Bill Gates suggests a change is coming in higher education

Bill Gates made a prediction about the future of higher education at a conference last Friday. The Chronicle of Higher Education reports on Gates’ comments:

“Five years from now on the Web for free you’ll be able to find the best lectures in the world. It will be better than any single university,” he argued at the Techonomy conference in Lake Tahoe, Calif. “College, except for the parties, needs to be less place-based.”

Gates went on to argue for a need to lower higher education costs and make such education more widely available. Also at the conference, Nicholas Negroponte claimed e-books will replace printed books  in five years.

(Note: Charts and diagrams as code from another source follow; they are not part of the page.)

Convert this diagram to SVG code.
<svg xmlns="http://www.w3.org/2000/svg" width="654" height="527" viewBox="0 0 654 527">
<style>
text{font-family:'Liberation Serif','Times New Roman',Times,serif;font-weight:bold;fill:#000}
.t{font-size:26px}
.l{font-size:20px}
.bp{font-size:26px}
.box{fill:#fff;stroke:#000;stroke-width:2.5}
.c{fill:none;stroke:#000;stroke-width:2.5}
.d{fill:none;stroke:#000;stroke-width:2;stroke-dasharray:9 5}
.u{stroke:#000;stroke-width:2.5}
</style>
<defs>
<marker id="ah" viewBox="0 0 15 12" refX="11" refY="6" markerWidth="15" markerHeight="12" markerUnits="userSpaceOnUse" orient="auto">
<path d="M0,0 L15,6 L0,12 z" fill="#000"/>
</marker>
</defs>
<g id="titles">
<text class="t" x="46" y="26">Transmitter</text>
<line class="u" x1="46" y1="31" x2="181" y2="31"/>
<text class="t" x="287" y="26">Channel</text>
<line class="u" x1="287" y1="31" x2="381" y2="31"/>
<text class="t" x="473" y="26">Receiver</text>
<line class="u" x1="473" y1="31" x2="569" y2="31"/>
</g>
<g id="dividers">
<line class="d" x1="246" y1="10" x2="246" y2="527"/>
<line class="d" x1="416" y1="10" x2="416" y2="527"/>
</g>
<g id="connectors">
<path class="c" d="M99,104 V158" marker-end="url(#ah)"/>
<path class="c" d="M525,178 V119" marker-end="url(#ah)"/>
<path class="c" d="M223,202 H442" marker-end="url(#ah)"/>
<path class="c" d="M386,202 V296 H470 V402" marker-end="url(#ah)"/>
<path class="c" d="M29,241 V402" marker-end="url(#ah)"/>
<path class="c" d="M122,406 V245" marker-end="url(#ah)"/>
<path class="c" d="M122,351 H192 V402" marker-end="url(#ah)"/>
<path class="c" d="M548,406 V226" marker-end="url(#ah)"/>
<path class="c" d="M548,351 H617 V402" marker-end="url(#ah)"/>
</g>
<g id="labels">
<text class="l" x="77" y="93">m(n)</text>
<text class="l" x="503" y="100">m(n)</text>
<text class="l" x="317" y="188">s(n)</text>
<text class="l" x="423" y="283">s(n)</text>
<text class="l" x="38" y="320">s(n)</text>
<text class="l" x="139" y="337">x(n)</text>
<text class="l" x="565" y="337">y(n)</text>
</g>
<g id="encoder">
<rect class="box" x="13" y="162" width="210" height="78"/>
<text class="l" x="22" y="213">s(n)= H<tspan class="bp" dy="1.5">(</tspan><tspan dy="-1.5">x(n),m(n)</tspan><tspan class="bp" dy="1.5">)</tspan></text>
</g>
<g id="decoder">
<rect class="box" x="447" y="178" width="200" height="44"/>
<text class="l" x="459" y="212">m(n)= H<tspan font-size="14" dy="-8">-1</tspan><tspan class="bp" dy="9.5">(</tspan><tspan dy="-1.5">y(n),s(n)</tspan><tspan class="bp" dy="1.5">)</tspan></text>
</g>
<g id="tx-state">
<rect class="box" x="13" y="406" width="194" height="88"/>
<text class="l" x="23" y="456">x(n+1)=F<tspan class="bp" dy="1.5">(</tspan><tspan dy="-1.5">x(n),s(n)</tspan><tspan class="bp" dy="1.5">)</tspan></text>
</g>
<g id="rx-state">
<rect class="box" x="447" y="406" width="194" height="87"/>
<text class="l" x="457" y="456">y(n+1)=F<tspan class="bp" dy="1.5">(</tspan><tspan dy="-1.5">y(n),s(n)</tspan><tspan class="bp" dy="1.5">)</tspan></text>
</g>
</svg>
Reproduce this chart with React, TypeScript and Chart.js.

There are clearly benefits to having class in-person but the rising cost of higher education will put pressure on schools to offer more Internet based classes.

Selling more e-books than hardcovers

According to the Wall Street Journal, Amazon reports it has sold more e-books than hardcover books over the last three months.

This may seem impressive…but I’ve always thought hardcover books were a terrible deal anyway. In what other market are you offered the product initially and then months later consistently offered the same product at half-price?

Also, I still don’t feel compelled to buy a Kindle or a Nook or an e-reader.